Grice does still have ace potential on the mound, and Lee said he wants to find a way to get him more pitching opportunities, but for now it’s clear that his bat is his calling card, as he’s logged just five innings on the season. But as Clemson’s starting first baseman, he’s now hitting .358/.458/.686 with 12 homers and 43 RBIs, making him one of the front-runners to win national Freshman of the Year honors. His production is starting to creep up on Seth Beer territory. One of the most productive college hitters of the 21st century, Beer hit .369 with 18 homers as a Clemson freshman in 2016, and his flair for the dramatic made him an instant folk hero. Grice is starting to create that kind of buzz, too.

“It’s funny, the Seth Beer mania was the first time I had went through something like that, so we’ve been through this process before. He certainly deserves that type of recognition, just like Seth got when he was a freshman,” Lee said. “The thing I like about Caden, he’s got the kind of head on his shoulders to where he can handle it too. I think he enjoys the recognition, he enjoys the limelight, but he can also handle it, he’s got that level of maturity about him. His dad is a SWAT guy and does a lot with him, so he’s been raised in a disciplined household. His mom and dad come to every game and keep him grounded. He believes that he’s this good but he’s also humble enough to understand that he’s got to stay grounded and keep working.”

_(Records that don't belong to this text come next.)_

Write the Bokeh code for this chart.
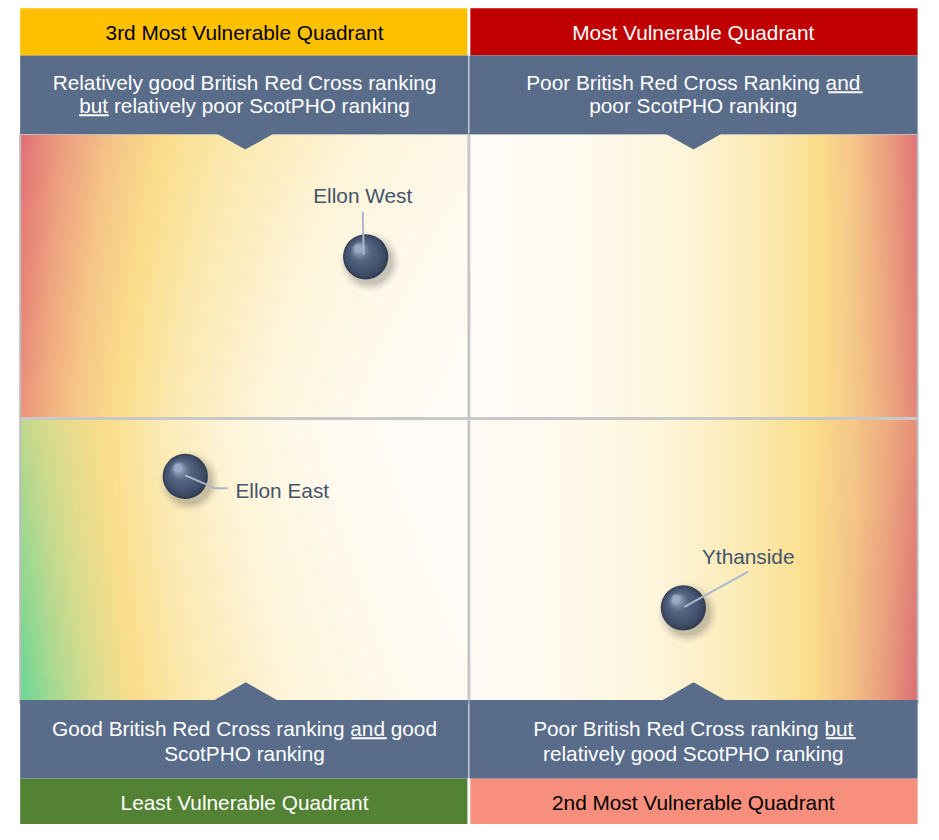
import numpy as np
from bokeh.plotting import figure
from bokeh.models import Range1d
from bokeh.embed import file_html
from bokeh.resources import INLINE
from bokeh.core.properties import value

# ---------------- data ----------------
areas = ["Ellon West", "Ellon East", "Ythanside"]
# position on the British Red Cross ranking axis (0 = good, 100 = poor)
brc_rank = [38.5, 18.4, 73.9]
# position on the ScotPHO ranking axis (0 = good, 100 = poor)
scotpho_rank = [78.4, 39.8, 16.7]

quadrant_titles = ["3rd Most Vulnerable Quadrant", "Most Vulnerable Quadrant",
                   "Least Vulnerable Quadrant", "2nd Most Vulnerable Quadrant"]
quadrant_desc = [
    ["Relatively good British Red Cross ranking", "but relatively poor ScotPHO ranking"],
    ["Poor British Red Cross Ranking and", "poor ScotPHO ranking"],
    ["Good British Red Cross ranking and good", "ScotPHO ranking"],
    ["Poor British Red Cross ranking but", "relatively good ScotPHO ranking"],
]

# ---------------- layout helpers (reference pixels -> data units) ----------------
SX, SY = 9.13, 5.8
K = 923.0 / 939.0          # overall scale of the figure vs. reference layout
def rx(px):
    return (px - 20) / SX
def ry(py):
    return (716 - py) / SY

FONT = value("Liberation Sans")
FS = "20.8px"

p = figure(width=923, height=824, x_range=Range1d(rx(0), rx(939)),
           y_range=Range1d(ry(840), ry(0)), output_backend="svg",
           toolbar_location=None, min_border=0)
p.xaxis.visible = False
p.yaxis.visible = False
p.grid.visible = False
p.outline_line_color = None
p.background_fill_color = "white"
p.border_fill_color = "white"

# ---------------- background gradient ----------------
W, H = 457, 290
X = 20 + (np.arange(W) + 0.5) * 913.0 / W
Y = 136 + (np.arange(H) + 0.5) * 580.0 / H
XX, YY = np.meshgrid(X, Y)
left = XX < 476.5
top = YY < 426.5
d = np.where(left, XX - 20, 933 - XX)
vt = np.clip((YY - 136) / 290.0, 0, 1)   # within top half
vb = np.clip((YY - 427) / 289.0, 0, 1)   # within bottom half

scale = np.where(left & top, 0.75 + 0.35 * vt,
         np.where(left & ~top, 1.25 - 0.3 * vb,
         np.where(~left & top, 1.1, 1.0)))
de = d * scale

def lerp(a, b, t):
    return a + (b - a) * t

edge = np.zeros(XX.shape + (3,))
tl0, tl1 = np.array([226, 112, 118]), np.array([236, 148, 122])
bl0, bl1 = np.array([192, 216, 140]), np.array([104, 214, 150])
tr0, tr1 = np.array([224, 112, 118]), np.array([228, 132, 120])
br0, br1 = np.array([230, 140, 120]), np.array([220, 108, 116])
for c in range(3):
    edge[..., c] = np.where(left & top, lerp(tl0[c], tl1[c], vt),
                   np.where(left & ~top, lerp(bl0[c], bl1[c], vb),
                   np.where(~left & top, lerp(tr0[c], tr1[c], vt),
                            lerp(br0[c], br1[c], vb))))

yellow = np.array([251, 222, 140])
stops_d = [0, 30, 65, 110, 170, 260, 370, 470]
fixed = [None, None, None, yellow, np.array([252, 234, 178]),
         np.array([254, 245, 218]), np.array([255, 250, 238]), np.array([255, 252, 247])]
rgb = np.zeros(XX.shape + (3,))
for c in range(3):
    cols = [edge[..., c],
            lerp(edge[..., c], yellow[c], 0.38),
            lerp(edge[..., c], yellow[c], 0.72)] + [np.full(XX.shape, f[c], float) for f in fixed[3:]]
    out = np.zeros(XX.shape)
    for k in range(len(stops_d) - 1):
        t = np.clip((de - stops_d[k]) / (stops_d[k + 1] - stops_d[k]), 0, 1)
        m = (de >= stops_d[k]) & (de < stops_d[k + 1])
        out = np.where(m, lerp(cols[k], cols[k + 1], t), out)
    out = np.where(de >= stops_d[-1], cols[-1], out)
    rgb[..., c] = out

img = np.empty((H, W), dtype=np.uint32)
view = img.view(dtype=np.uint8).reshape((H, W, 4))
view[..., 0] = np.clip(rgb[..., 0], 0, 255).astype(np.uint8)
view[..., 1] = np.clip(rgb[..., 1], 0, 255).astype(np.uint8)
view[..., 2] = np.clip(rgb[..., 2], 0, 255).astype(np.uint8)
view[..., 3] = 255
p.image_rgba(image=[img[::-1]], x=0, y=0, dw=100, dh=100)

# quadrant dividers and border
p.segment(x0=[50, 0], y0=[0, 50], x1=[50, 100], y1=[100, 50], line_color="#C8C8C8", line_width=3)
p.quad(left=0, right=100, bottom=0, top=100, fill_color=None, line_color="#BEBEBE", line_width=2)

# ---------------- header / footer boxes ----------------
BLUE = "#596D8A"
qx = [25, 75, 25, 75]
title_fill = ["#FFC000", "#C00000", "#548235", "#F78F7C"]
title_text_col = ["black", "white", "white", "black"]

# title bars
p.quad(left=[rx(20), rx(478), rx(20), rx(478)], right=[rx(475), rx(933), rx(475), rx(933)],
       bottom=[ry(56), ry(56), ry(846), ry(846)], top=[ry(8), ry(8), ry(793), ry(793)],
       fill_color=title_fill, line_color=None)
# description boxes
p.quad(left=[rx(20), rx(477), rx(20), rx(477)], right=[rx(476), rx(933), rx(476), rx(933)],
       bottom=[ry(136), ry(136), ry(793), ry(793)], top=[ry(56), ry(56), ry(713), ry(713)],
       fill_color=BLUE, line_color=None)
# pointers
p.patches(xs=[[rx(219), rx(249), rx(279)], [rx(675), rx(705), rx(735)],
              [rx(216), rx(249.5), rx(283)], [rx(672), rx(705), rx(739)]],
          ys=[[ry(135), ry(152), ry(135)], [ry(135), ry(152), ry(135)],
              [ry(714), ry(695), ry(714)], [ry(714), ry(695), ry(714)]],
          fill_color=BLUE, line_color=None)

# titles (y = vertical centre of the capitals)
p.text(x=qx, y=[ry(32.5), ry(32.5), ry(818), ry(818)], text=quadrant_titles,
       text_color=title_text_col, text_font=FONT, text_font_size=FS,
       text_align="center", text_baseline="middle")
# descriptions
line1_y = [ry(83.5), ry(83.5), ry(742.5), ry(742.5)]
line2_y = [ry(107.5), ry(107.5), ry(767.5), ry(767.5)]
p.text(x=qx, y=line1_y, text=[dsc[0] for dsc in quadrant_desc], text_color="white",
       text_font=FONT, text_font_size=FS, text_align="center", text_baseline="middle")
p.text(x=qx, y=line2_y, text=[dsc[1] for dsc in quadrant_desc], text_color="white",
       text_font=FONT, text_font_size=FS, text_align="center", text_baseline="middle")
# underlined words ("but", "and", "and", "but")
p.segment(x0=[rx(80), rx(842), rx(357), rx(840)], x1=[rx(110), rx(877), rx(393), rx(870)],
          y0=[ry(117), ry(93.5), ry(752), ry(752)], y1=[ry(117), ry(93.5), ry(752), ry(752)],
          line_color="white", line_width=2)

# ---------------- spheres ----------------
bx = np.array(brc_rank, dtype=float)
by = np.array(scotpho_rank, dtype=float)
R = 23
# soft shadow
for r, a in [(R + 8, 0.035), (R + 6, 0.05), (R + 4, 0.07), (R + 2, 0.09), (R, 0.10)]:
    p.scatter(x=bx + 4 / SX, y=by - 5 / SY, size=2 * r * K, fill_color="#505050",
              fill_alpha=a, line_color=None)
dark = np.array([48, 60, 82])
midc = np.array([80, 97, 126])
light = np.array([152, 170, 198])
N = 16
for k in range(N):
    t = k / (N - 1)
    r = R * (1 - 0.82 * t)
    off = (R - r) * 0.6
    if t < 0.55:
        col = lerp(dark, midc, (t / 0.55) ** 0.6)
    else:
        col = lerp(midc, light, ((t - 0.55) / 0.45) ** 1.6)
    hexc = "#%02x%02x%02x" % tuple(int(v) for v in col)
    p.scatter(x=bx - off * 0.65 / SX, y=by + off * 0.75 / SY, size=2 * r * K,
              fill_color=hexc, line_color=None)

# leader lines (offsets in pixels from sphere centre)
leader_off = [[(-2, -2), (-3, -46)],
              [(0, -1), (30, 12), (43, 12)],
              [(1, -1), (66, -37)]]
p.multi_line(xs=[[bx[i] + ox / SX for ox, oy in leader_off[i]] for i in range(3)],
             ys=[[by[i] - oy / SY for ox, oy in leader_off[i]] for i in range(3)],
             line_color="#A8B8CE", line_width=2)

# labels (offsets of the capitals' centre from sphere centre)
label_off = [(-3, -62), (51, 14), (66, -52)]
label_align = ["center", "left", "center"]
p.text(x=[bx[i] + label_off[i][0] / SX for i in range(3)],
       y=[by[i] - label_off[i][1] / SY for i in range(3)],
       text=areas, text_align=label_align, text_baseline="middle",
       text_color="#44546A", text_font=FONT, text_font_size=FS)

open("out.html", "w").write(file_html(p, INLINE))
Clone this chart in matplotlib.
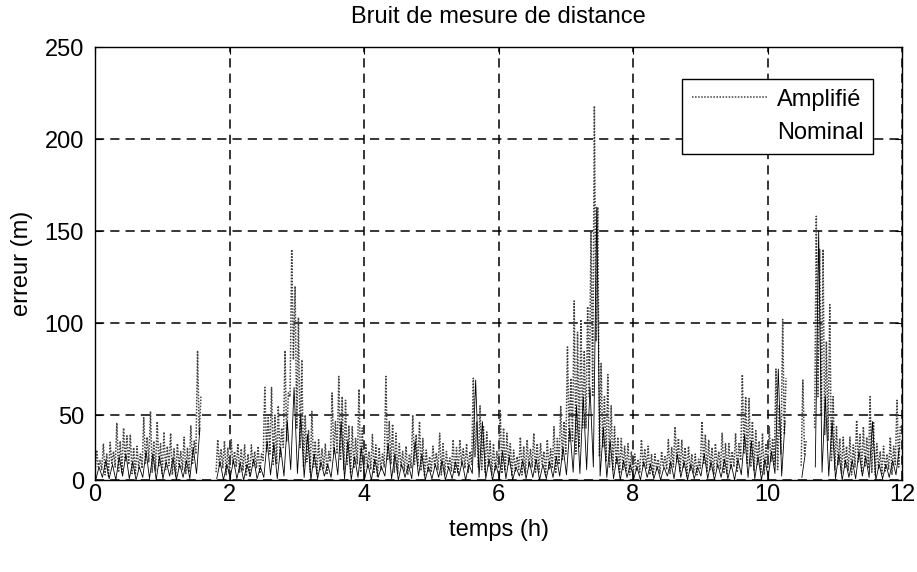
import numpy as np
import matplotlib
matplotlib.use("Agg")
import matplotlib.pyplot as plt

nan = np.nan

# Values, one group of 4 samples per 0.1 h bin (0 -> 12 h)
# Amplified noise: trough, peak, second trough, second peak
amp_lo = [5, 8, 3, 10, 6, 12, 4, 9, 14, 7,
          5, 11, 3, 8, 6, 20, nan, nan, 6, 9,
          4, 10, 7, 3, 9, 15, 20, 12, 25, 60,
          40, 10, 6, 4, 9, 14, 20, 8, 5, 12,
          4, 8, 3, 10, 12, 5, 7, 9, 11, 3,
          6, 8, 4, 7, 5, 9, 12, 10, 6, 4,
          9, 7, 3, 8, 5, 10, 6, 4, 9, 12,
          20, 30, 25, 40, 60, 18, 14, 8, 5, 7,
          3, 6, 9, 4, 5, 8, 10, 6, 3, 5,
          9, 6, 4, 8, 5, 10, 15, 12, 7, 6,
          9, 12, 20, nan, nan, 11, nan, 40, 50, 30,
          8, 5, 7, 10, 6, 9, 4, 5, 8, 12]
amp_peak = [23, 28, 29, 44, 40, 35, 26, 48, 52, 45,
            37, 36, 28, 33, 42, 85, nan, nan, 31, 30,
            31, 28, 27, 27, 26, 65, 65, 55, 85, 140,
            103, 50, 52, 31, 28, 62, 71, 58, 41, 64,
            28, 35, 25, 71, 43, 28, 26, 50, 45, 23,
            26, 36, 22, 31, 31, 28, 70, 55, 37, 28,
            53, 36, 23, 33, 31, 36, 28, 31, 41, 55,
            87, 112, 102, 109, 218, 78, 72, 41, 32, 28,
            20, 31, 26, 20, 22, 31, 41, 31, 26, 20,
            45, 31, 28, 36, 28, 36, 72, 59, 38, 36,
            41, 75, 102, nan, nan, 69, nan, 158, 140, 110,
            41, 33, 33, 46, 41, 60, 28, 26, 33, 58]
amp_lo2 = [10, 4, 12, 6, 15, 5, 9, 13, 6, 11,
           8, 4, 10, 5, 12, 35, nan, nan, 10, 4,
           12, 6, 3, 11, 5, 22, 12, 18, 30, 80,
           25, 14, 10, 8, 4, 20, 15, 12, 9, 6,
           10, 5, 8, 15, 6, 10, 4, 12, 7, 6,
           10, 4, 9, 5, 12, 6, 18, 8, 10, 7,
           5, 12, 7, 4, 10, 6, 12, 8, 5, 15,
           30, 20, 40, 60, 90, 25, 10, 12, 8, 4,
           7, 10, 4, 8, 10, 5, 14, 9, 7, 4,
           12, 8, 10, 5, 9, 6, 20, 10, 12, 4,
           14, 8, 35, nan, nan, 20, nan, 60, 35, 15,
           12, 9, 4, 14, 10, 6, 9, 7, 4, 10]
amp_hi2 = [15, 20, 22, 30, 34, 25, 20, 33, 30, 28,
           26, 24, 22, 25, 30, 60, nan, nan, 24, 25,
           22, 24, 20, 22, 20, 48, 50, 40, 62, 120,
           80, 38, 30, 24, 22, 45, 60, 42, 32, 40,
           22, 27, 20, 45, 36, 22, 20, 35, 32, 18,
           21, 28, 17, 25, 24, 22, 45, 42, 30, 22,
           40, 28, 18, 26, 24, 28, 22, 24, 32, 45,
           70, 95, 85, 150, 163, 60, 55, 33, 26, 22,
           16, 24, 20, 16, 18, 25, 32, 25, 20, 16,
           35, 25, 22, 28, 22, 28, 60, 45, 30, 28,
           32, 55, 70, nan, nan, 30, nan, 140, 90, 60,
           32, 26, 27, 35, 33, 45, 22, 20, 26, 42]

# Nominal noise: trough, peak
nom_lo = [0, 2, 1, 0, 3, 1, 0, 2, 1, 0,
          1, 3, 0, 2, 1, 5, nan, nan, 1, 0,
          2, 1, 0, 3, 1, 2, 4, 1, 3, 8,
          5, 2, 0, 1, 3, 2, 4, 1, 0, 2,
          1, 0, 2, 3, 1, 0, 2, 1, 3, 0,
          1, 2, 0, 1, 3, 0, 5, 2, 1, 0,
          2, 1, 0, 3, 1, 2, 0, 1, 2, 3,
          4, 6, 5, 8, 10, 3, 2, 1, 0, 2,
          1, 0, 2, 1, 0, 3, 1, 2, 0, 1,
          3, 1, 0, 2, 1, 0, 4, 2, 1, 0,
          2, 5, 3, nan, nan, 2, nan, 10, 6, 3,
          1, 0, 2, 1, 3, 2, 0, 1, 2, 4]
nom_hi = [10, 15, 12, 18, 20, 14, 10, 22, 20, 18,
          14, 17, 12, 15, 25, 40, nan, nan, 14, 12,
          15, 13, 12, 16, 10, 30, 28, 25, 45, 65,
          50, 35, 20, 14, 12, 25, 45, 30, 18, 25,
          12, 16, 10, 28, 20, 12, 12, 30, 20, 10,
          12, 15, 10, 14, 14, 12, 69, 45, 16, 12,
          22, 18, 10, 15, 14, 16, 12, 14, 18, 25,
          40, 55, 60, 65, 163, 40, 30, 18, 15, 12,
          10, 14, 12, 10, 10, 14, 20, 14, 12, 10,
          20, 14, 12, 16, 12, 16, 35, 30, 18, 16,
          22, 75, 45, nan, nan, 20, nan, 150, 60, 45,
          20, 15, 15, 22, 18, 45, 12, 12, 15, 25]

bin_start = np.arange(len(amp_peak)) * 0.1

# interleave the samples inside each bin
amp_t = (bin_start[:, None] + np.array([0.0, 0.025, 0.05, 0.075])).ravel()
amp_y = np.column_stack([amp_lo, amp_peak, amp_lo2, amp_hi2]).ravel()
nom_t = (bin_start[:, None] + np.array([0.01, 0.06])).ravel()
nom_y = np.column_stack([nom_lo, nom_hi]).ravel()


# the scanned axis has a shorter 0-50 interval than the others
def fwd(v):
    v = np.asarray(v, dtype=float)
    return np.where(v <= 50, v * 65 / 50, 65 + (v - 50) * 92 / 50)


def inv(p):
    p = np.asarray(p, dtype=float)
    return np.where(p <= 65, p * 50 / 65, 50 + (p - 65) * 50 / 92)


plt.rcParams['font.family'] = ['Liberation Sans', 'DejaVu Sans']
fs = 17

fig = plt.figure(figsize=(9.17, 5.72), dpi=100)
ax = fig.add_axes([0.1036, 0.1608, 0.8801, 0.757])

ax.plot(amp_t, amp_y, color='0.25', linestyle=(0, (1, 1)), linewidth=1.1, label='Amplifié')
ax.plot(nom_t, nom_y, color='black', linewidth=0.6, label='Nominal')

ax.set_yscale('function', functions=(fwd, inv))
ax.set_xlim(0, 12)
ax.set_ylim(0, 250)
ax.set_xticks(np.arange(0, 13, 2))
ax.set_yticks(np.arange(0, 251, 50))
ax.minorticks_off()
ax.tick_params(direction='in', length=5, top=True, right=True, labelsize=fs)
ax.tick_params(axis='x', pad=3)
ax.tick_params(axis='y', pad=8)
ax.grid(True, color='black', linestyle=(0, (6, 4)), linewidth=1.1)
for s in ax.spines.values():
    s.set_linewidth(1.0)

ax.set_xlabel('temps (h)', fontsize=fs, labelpad=9)
ax.set_ylabel('erreur (m)', fontsize=fs, labelpad=8)
ax.set_title('Bruit de mesure de distance', fontsize=fs, pad=17)

leg = ax.legend(loc='upper right', bbox_to_anchor=(0.964, 0.926), borderaxespad=0,
                fontsize=fs, handlelength=3.2, handletextpad=0.4, labelspacing=0.5,
                fancybox=False, edgecolor='black', framealpha=1)
leg.get_frame().set_linewidth(1.0)
leg.get_lines()[1].set_visible(False)

fig.savefig('out.png', dpi=100)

Lee said Grice is a thirsty student of the game, often talking to the coaches about his at-bats and about opposing pitchers in the dugout. And of course, his aptitude for processing instruction is nothing short of remarkable. Typically, long-levered 6-foot-6 power hitters have big holes that can be exploited by opposing pitchers, and it’s rare to see a slugger with that kind of size also show advanced feel for hitting at such a young age. At the start of the fall, Grice was in that typical powerful-but-raw category, Lee said, but his insatiable appetite for knowledge and his freakish athleticism helped him make major adjustments over a stunningly short time period.

“He’s one of those guys, what makes it so fun to coach him is every time he does something new, like at the plate, it’s like a win for him,” Lee said. “If he hits an offspeed pitch the other way, or a fastball up up the middle, he’s starting to figure out how to get to different pitches, and when he has success, it’s almost like a challenge to him: getting to the ball in, getting to the ball up, taking an offspeed pitch the other way. He looks at the game as different challenges he has to master to become a real hitter.

“I had a conversation with him early in the spring, I said, ‘Everybody compares you to Joey Gallo. I want people to comp you when you leave Clemson to Freddie Freeman. No disrespect to Joey Gallo, but I want you to be more than a guy that hits for power and swings and misses. I want you to be a true professional hitter that has power.’ He’s taken that to heart, I think.”